The stock has had periods of weakness, but its average annual return, including reinvested dividends, has been about 16 percent since the late 1980s, nearly twice the rate of the S&P 500.

Having another chance to build on that success as an independent company was considered a long shot a year ago, when Air Products took its bid directly to shareholders, despite Airgas' use of defensive measures to make a hostile takeover difficult.

Besides having a so-called poison pill, which effectively prevents an outside investor from buying more than 15 percent of the company's shares, it also has a staggered board of directors. That means only three of the company's directors are elected at each annual meeting, increasing the amount of time it takes for a hostile bidder to gain a board majority.

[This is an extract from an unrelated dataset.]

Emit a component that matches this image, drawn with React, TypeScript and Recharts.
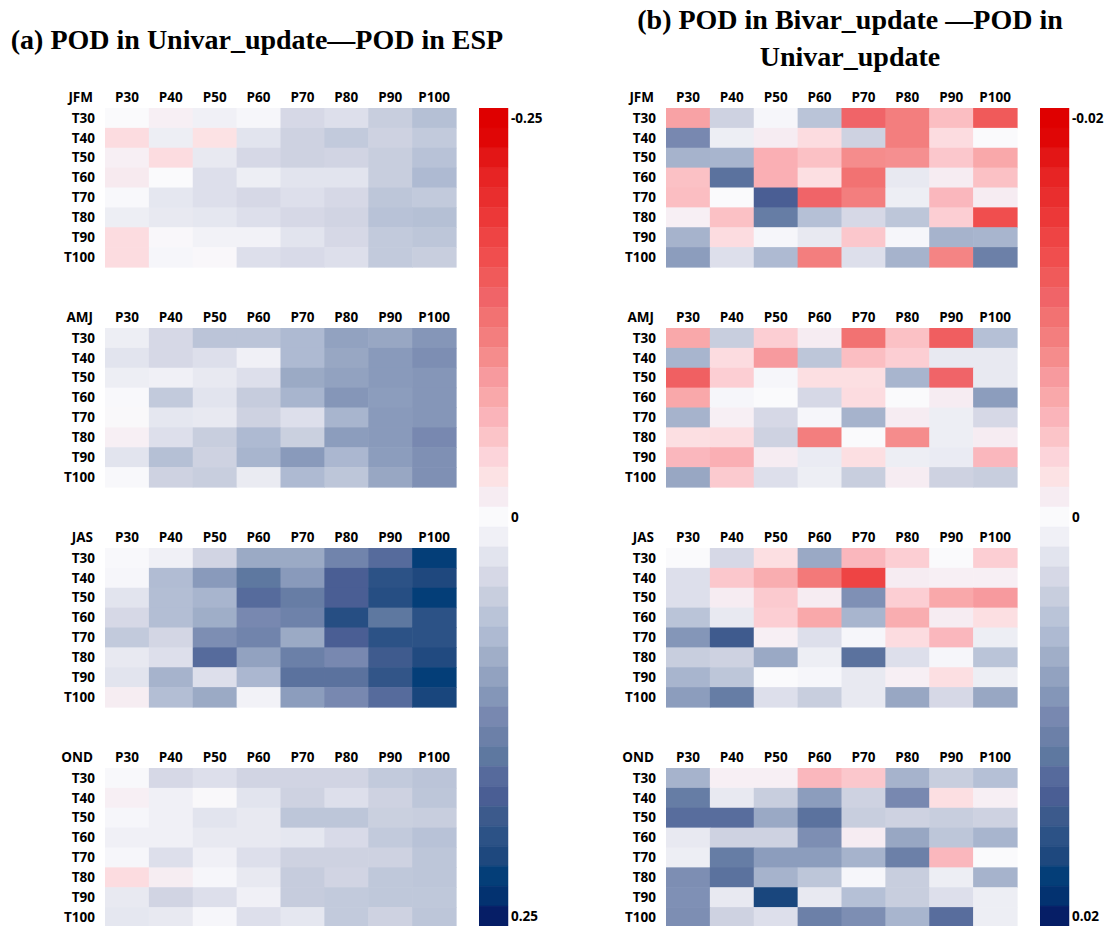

Mergers-and-acquisitions experts figured that either Air Products would succeed or a third-party would swoop in to buy Airgas. When additional bidders failed to materialize, Air Products was left to fight through the defenses.

Air Products appeared to gain ground when shareholders elected its slate of three directors at the annual meeting in September, replacing three incumbents, including McCausland. Shareholders also approved a measure requiring Airgas to hold its next annual meeting in January, just four months later.

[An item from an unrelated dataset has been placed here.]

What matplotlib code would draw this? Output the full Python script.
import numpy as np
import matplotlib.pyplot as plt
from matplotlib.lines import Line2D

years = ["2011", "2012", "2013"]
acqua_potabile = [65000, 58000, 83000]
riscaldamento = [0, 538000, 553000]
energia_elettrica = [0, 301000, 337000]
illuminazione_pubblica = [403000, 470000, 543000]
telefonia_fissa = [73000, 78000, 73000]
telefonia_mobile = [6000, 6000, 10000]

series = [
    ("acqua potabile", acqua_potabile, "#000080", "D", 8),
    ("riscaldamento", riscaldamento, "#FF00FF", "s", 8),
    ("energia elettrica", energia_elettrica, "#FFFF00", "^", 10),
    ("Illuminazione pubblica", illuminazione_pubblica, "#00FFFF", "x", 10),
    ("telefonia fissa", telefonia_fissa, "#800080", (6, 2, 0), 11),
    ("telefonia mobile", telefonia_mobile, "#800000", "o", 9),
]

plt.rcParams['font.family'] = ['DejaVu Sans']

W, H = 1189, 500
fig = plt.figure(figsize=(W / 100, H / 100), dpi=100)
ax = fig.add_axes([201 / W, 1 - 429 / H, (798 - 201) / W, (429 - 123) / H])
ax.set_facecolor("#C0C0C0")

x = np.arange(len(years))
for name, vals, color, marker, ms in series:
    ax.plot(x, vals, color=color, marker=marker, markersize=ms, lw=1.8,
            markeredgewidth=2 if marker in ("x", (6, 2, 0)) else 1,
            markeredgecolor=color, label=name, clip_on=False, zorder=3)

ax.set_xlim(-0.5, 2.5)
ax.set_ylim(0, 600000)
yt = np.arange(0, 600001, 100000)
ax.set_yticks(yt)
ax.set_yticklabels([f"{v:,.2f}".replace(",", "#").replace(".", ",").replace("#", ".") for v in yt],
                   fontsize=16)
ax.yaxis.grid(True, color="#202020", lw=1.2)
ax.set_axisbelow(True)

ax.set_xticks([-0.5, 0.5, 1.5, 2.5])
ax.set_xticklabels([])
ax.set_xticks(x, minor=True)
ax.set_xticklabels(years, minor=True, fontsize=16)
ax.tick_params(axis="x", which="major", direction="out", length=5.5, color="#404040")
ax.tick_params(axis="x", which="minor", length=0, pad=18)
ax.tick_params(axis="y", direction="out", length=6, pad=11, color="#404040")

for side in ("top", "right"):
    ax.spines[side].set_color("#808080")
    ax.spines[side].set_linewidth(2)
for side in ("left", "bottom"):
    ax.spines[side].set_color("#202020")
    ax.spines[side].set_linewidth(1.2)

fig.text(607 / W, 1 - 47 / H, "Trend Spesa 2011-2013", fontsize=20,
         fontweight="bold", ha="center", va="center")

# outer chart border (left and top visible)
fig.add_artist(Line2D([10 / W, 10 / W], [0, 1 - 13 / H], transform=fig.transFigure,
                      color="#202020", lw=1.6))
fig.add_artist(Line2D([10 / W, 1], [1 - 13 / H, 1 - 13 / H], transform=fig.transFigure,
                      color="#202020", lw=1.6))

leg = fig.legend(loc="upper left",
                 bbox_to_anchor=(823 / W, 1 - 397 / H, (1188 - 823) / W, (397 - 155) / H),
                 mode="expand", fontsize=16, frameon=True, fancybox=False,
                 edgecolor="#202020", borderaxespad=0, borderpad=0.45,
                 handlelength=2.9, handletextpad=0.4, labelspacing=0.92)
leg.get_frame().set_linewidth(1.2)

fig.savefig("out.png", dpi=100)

But then things started falling Airgas' way. The Delaware Supreme Court ruled that the next meeting could not be held so soon, and the three new directors, who were paid $100,000 each by Air Products to stand for election, joined with the remaining incumbents in declaring the Air Products bid to be too cheap.

Finally, last week, Chancellor William B. Chandler III of Delaware's influential Chancery Court, issued "one of the most important corporate law rulings in a generation," according to Francis Pileggi, a lawyer with Fox Rothschild L.L.P. "It will stand as the most current and comprehensive explanation of the law that governs the duties of directors and the rights of shareholders in connection with a contest for control of a corporation," Pileggi said.

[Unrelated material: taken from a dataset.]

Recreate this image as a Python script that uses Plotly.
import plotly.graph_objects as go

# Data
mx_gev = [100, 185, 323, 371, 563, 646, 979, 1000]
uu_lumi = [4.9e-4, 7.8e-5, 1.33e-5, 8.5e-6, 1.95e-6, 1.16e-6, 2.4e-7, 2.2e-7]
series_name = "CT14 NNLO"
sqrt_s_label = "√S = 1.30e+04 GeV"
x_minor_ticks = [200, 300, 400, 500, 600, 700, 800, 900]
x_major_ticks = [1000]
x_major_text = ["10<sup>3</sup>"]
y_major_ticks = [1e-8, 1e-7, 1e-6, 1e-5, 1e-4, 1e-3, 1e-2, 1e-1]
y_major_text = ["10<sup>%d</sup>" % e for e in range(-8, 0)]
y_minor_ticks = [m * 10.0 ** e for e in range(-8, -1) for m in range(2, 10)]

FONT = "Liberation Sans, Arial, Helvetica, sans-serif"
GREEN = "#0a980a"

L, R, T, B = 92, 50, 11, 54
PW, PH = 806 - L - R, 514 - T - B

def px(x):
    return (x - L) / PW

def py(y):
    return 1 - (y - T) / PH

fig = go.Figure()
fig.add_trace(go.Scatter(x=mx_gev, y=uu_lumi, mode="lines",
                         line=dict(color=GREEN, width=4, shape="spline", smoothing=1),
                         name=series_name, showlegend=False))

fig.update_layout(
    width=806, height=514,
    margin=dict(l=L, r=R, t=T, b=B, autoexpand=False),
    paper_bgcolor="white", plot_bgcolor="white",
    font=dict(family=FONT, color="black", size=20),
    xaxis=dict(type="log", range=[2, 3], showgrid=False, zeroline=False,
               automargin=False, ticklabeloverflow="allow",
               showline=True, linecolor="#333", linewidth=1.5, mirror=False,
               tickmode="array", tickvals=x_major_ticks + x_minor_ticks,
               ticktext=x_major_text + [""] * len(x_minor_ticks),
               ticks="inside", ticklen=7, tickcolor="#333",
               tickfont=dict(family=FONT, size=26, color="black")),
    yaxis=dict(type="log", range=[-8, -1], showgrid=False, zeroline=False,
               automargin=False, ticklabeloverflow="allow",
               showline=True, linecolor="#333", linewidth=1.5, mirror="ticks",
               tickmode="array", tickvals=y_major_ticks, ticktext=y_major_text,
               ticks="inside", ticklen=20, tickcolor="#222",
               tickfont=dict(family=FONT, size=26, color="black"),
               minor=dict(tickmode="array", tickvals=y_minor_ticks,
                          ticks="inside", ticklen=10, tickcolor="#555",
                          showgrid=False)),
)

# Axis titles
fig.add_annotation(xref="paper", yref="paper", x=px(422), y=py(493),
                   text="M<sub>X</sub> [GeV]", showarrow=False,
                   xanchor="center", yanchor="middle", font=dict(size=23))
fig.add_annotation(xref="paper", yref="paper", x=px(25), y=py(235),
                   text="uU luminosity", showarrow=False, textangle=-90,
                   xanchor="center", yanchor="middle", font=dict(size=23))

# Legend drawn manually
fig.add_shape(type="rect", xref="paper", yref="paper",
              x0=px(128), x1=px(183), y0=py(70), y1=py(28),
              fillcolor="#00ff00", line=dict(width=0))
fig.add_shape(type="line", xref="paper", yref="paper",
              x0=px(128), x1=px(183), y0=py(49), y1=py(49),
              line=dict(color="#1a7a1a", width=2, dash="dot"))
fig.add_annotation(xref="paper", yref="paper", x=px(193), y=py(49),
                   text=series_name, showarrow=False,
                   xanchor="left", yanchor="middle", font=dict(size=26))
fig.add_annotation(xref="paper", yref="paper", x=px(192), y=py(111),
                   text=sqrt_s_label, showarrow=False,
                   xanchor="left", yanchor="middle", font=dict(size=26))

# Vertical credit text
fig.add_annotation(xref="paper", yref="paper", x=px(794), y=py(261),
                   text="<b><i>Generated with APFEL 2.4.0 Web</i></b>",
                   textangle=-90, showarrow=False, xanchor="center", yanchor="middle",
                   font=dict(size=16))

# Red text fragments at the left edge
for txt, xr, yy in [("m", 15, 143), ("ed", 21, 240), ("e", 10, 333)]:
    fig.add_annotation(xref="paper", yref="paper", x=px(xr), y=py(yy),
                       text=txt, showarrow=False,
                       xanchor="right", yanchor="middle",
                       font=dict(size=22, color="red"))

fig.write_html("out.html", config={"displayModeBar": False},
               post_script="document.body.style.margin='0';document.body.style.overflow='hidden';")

John M. McGlade, the strong-willed Air Products CEO who pursued Airgas for 16 months, said a day after the decision that "the Airgas board has done a great disservice to the Airgas shareholders" and that Airgas "was never a must-have for us."

Soon after Chandler's ruling, which stranded short-term investors who had bet billions that Airgas would be sold, stock analysts piled on with favorable ratings on Airgas, predicting that within a year the stock will sell for more than $70 a share.

"We continue to see a clear path for ongoing growth" for Airgas, Thomas L. Hayes, a senior research analyst for Piper Jaffray & Co., said in a note to investors. Hayes estimated that Airgas will earn $3.98 a share in the fiscal year that starts April 1.

That is well above the $2.34 per share Airgas reported for the year ended March 31, 2009, when its operations, which typically lag the rest of the economy, suffered the worst of the recession.

In fighting off Air Products, McCausland touted Airgas' strength coming out of past downturns. If the same rebound does not happen this time, some investors could be longing for a revival of the $70 per share from Air Products.

McCausland said Airgas can handle the pressure: "We're used to performance."